No, Israel Doesn’t Spend More on Settlers than on Its Other Citizens https://mosaicmagazine.com/picks/israel-zionism/2015/07/no-israel-doesnt-spend-more-on-settlers-than-on-its-other-citizens/

July 28, 2015 | Evelyn Gordon
About the author: Evelyn Gordon is a commentator and former legal-affairs reporter who immigrated to Israel in 1987. In addition to Mosaic, she has published in the Jerusalem Post, Azure, Commentary, and elsewhere. She blogs at Evelyn Gordon.

Isaac Herzog, leader of Israel’s Labor party, recently stated that “from 2009 to 2014, Israel invested 10 billion shekels [$2.5 billion] in Judea and Samaria. That’s a huge amount of the state budget.” This assertion echoes an oft-repeated talking point of the Israeli left: that Israel spends more money per capita on its citizens outside the Green Line than on those within it. The claim, writes Evelyn Gordon, is patently false:

[A]ssuming . . . that [Herzog] meant 10 billion a year, not 10 billion over the course of five years, that still amounts to only 2.5 percent of the state budget. According to data from Israel’s Central Bureau of Statistics, however, there were 341,800 Jewish settlers in 2013 (the last year for which data are available), out of a total Israeli population of 8.1345 million. In other words, settlers account for 4.2 percent of the population.
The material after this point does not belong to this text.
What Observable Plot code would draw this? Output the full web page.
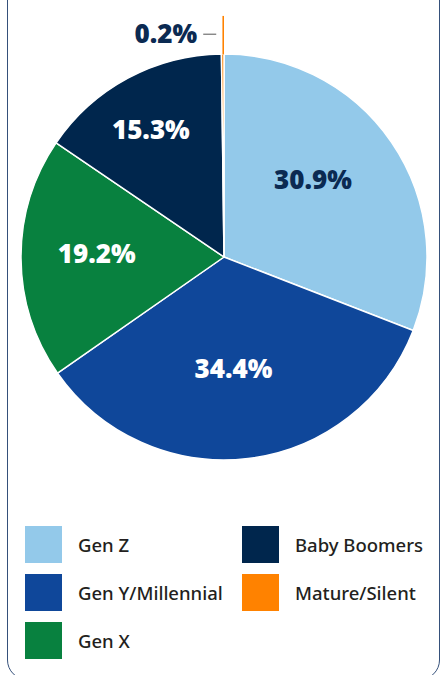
<!DOCTYPE html>
<html>
<head>
<meta charset="utf-8">
<script src="https://cdn.jsdelivr.net/npm/d3@7"></script>
<script src="https://cdn.jsdelivr.net/npm/@observablehq/plot@0.6"></script>
<style>
html, body { margin: 0; padding: 0; background: #fff; width: 441px; height: 675px; overflow: hidden; position: relative; }
#frame { position: absolute; left: 7px; top: -30px; width: 433px; height: 710px; box-sizing: border-box; border: 1.5px solid #35507a; border-radius: 20px; }
#chart { position: absolute; left: 0; top: 0; }
#legend { position: absolute; left: 25px; top: 526px; display: grid; grid-template-columns: 217px auto; grid-template-rows: repeat(3, 37px); row-gap: 11px; grid-auto-flow: column; font-family: "Noto Sans", sans-serif; font-weight: 500; font-size: 18.5px; color: #231f20; }
.item { display: flex; align-items: center; }
.sw { width: 37px; height: 37px; margin-right: 16px; flex: none; }
</style>
</head>
<body>
<div id="frame"></div>
<div id="chart"></div>
<div id="legend"></div>
<script>
// ---- data ----
const categories = ["Gen Z", "Gen Y/Millennial", "Gen X", "Baby Boomers", "Mature/Silent"];
const shares = [30.9, 34.4, 19.2, 15.3, 0.2];
const labels = ["30.9%", "34.4%", "19.2%", "15.3%", "0.2%"];
const colors = ["#93c9ea", "#0f479a", "#08813f", "#00264d", "#ff8200"];

// ---- styles ----
const labelColors = ["#0b2a52", "#ffffff", "#ffffff", "#ffffff", "#0b2a52"];
const labelNudgePx = [[-12, -8], [-5.5, -8.5], [-6, -4], [-16, -20]];
const R = 203; // pie radius in px (from layout margins)

const data = categories.map((c, i) => ({category: c, share: shares[i], label: labels[i]}));
const arcs = d3.pie().sort(null).value(d => d.share)(data);

// in-slice labels
const inLabels = arcs.slice(0, 4).map((a, i) => {
  const m = (a.startAngle + a.endAngle) / 2;
  return {
    x: 0.6 * Math.sin(m) + labelNudgePx[i][0] / R,
    y: 0.6 * Math.cos(m) - labelNudgePx[i][1] / R,
    text: a.data.label,
    color: labelColors[i]
  };
});

// small slice callout
const small = arcs[4];
const sm = (small.startAngle + small.endAngle) / 2;
const lx = Math.sin(sm);
const ly = Math.cos(sm);
const calloutY = 1.10;
const leader = [{x1: lx, y1: ly, x2: lx, y2: 1.19}];
const dash = [{x1: lx - 20 / R, y1: calloutY, x2: lx - 7 / R, y2: calloutY}];
const outLabel = [{x: lx - 26 / R, y: calloutY, text: small.data.label}];

const fallbackColor = d3.scaleOrdinal(categories, colors);

const slices = (index, scales) => {
  const color = scales.color || fallbackColor;
  const cx = scales.x(0), cy = scales.y(0), r = scales.x(1) - scales.x(0);
  const arc = d3.arc().innerRadius(0).outerRadius(r);
  const g = d3.create("svg:g").attr("transform", `translate(${cx},${cy})`);
  g.selectAll("path").data(arcs).join("path")
    .attr("d", arc)
    .attr("fill", d => color(d.data.category))
    .attr("stroke", "#ffffff")
    .attr("stroke-width", 1.5)
    .attr("stroke-linejoin", "round");
  return g.node();
};

const plot = Plot.plot({
  width: 441,
  height: 490,
  marginLeft: 21,
  marginRight: 14,
  marginTop: 54,
  marginBottom: 30,
  x: {domain: [-1, 1], axis: null},
  y: {domain: [-1, 1], axis: null},
  color: {domain: categories, range: colors},
  style: {overflow: "visible", background: "transparent"},
  marks: [
    slices,
    Plot.link(leader, {x1: "x1", y1: "y1", x2: "x2", y2: "y2", stroke: colors[4], strokeWidth: 1.6}),
    Plot.link(dash, {x1: "x1", y1: "y1", x2: "x2", y2: "y2", stroke: "#555555", strokeWidth: 1}),
    Plot.text(inLabels, {x: "x", y: "y", text: "text", fill: "color", fontSize: 26, fontWeight: 800, fontFamily: "Open Sans"}),
    Plot.text(outLabel, {x: "x", y: "y", text: "text", fill: labelColors[4], fontSize: 26, fontWeight: 800, fontFamily: "Open Sans", textAnchor: "end"})
  ]
});
document.getElementById("chart").appendChild(plot);

// legend from the plot's color scale
const cs = plot.scale("color");
const legend = d3.select("#legend");
cs.domain.forEach((c, i) => {
  const item = legend.append("div").attr("class", "item");
  item.append("div").attr("class", "sw").style("background", cs.range[i]);
  item.append("span").text(c);
});
</script>
</body>
</html>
Thus if the government is spending 10 billion shekels a year on the settlers, their proportional share of the state budget is 40 percent less than their share in the population. And most of that money would be spent regardless of where they lived, since all Israelis are entitled to healthcare, education, defense, and various other government-funded services.